The company’s stock had fallen more than 20 per cent in 2005. Neither Lederer nor Galen Sr. took bonuses for the year. But things were still going downhill. Now much less of a believer, [retail analyst Perry] Caicco noted the company was neglecting its food offerings. “This has been caused by a lack of focus, a paucity of innovation and a diversion of resources and attention to the logistics crisis in the company.” One observer described the company’s general merchandise offering as “an unfocused over-inventoried flea market.”

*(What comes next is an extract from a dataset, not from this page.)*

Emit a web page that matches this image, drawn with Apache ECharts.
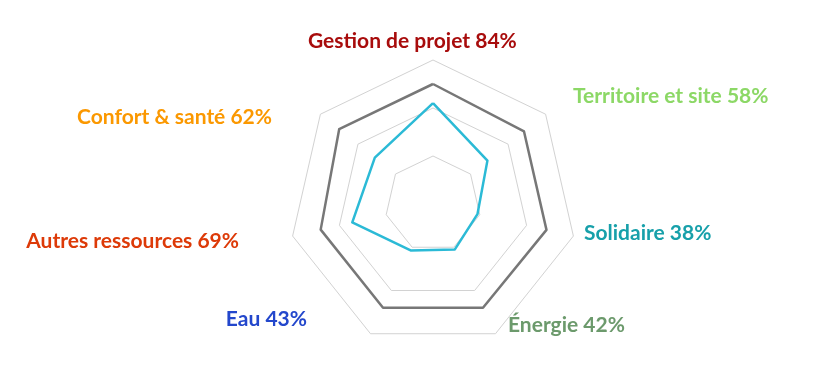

So are things on the upswing? Well, here’s one indicator: a thread on Chowhound entitled “Loblaw=downhill” has generated over 100 posts, most of which were in the first 24 hours. (Note T&T is recommended more than once as a partial alternative.)
The few Loblaws stores I’m ever near are too big to shop in comfortably, so I limit myself to the Joe boutiques. The notorious Kensington Market Freshmart carries President’s Choice products, however, so I can confirm that the new naan is delicious. Thanks, guys.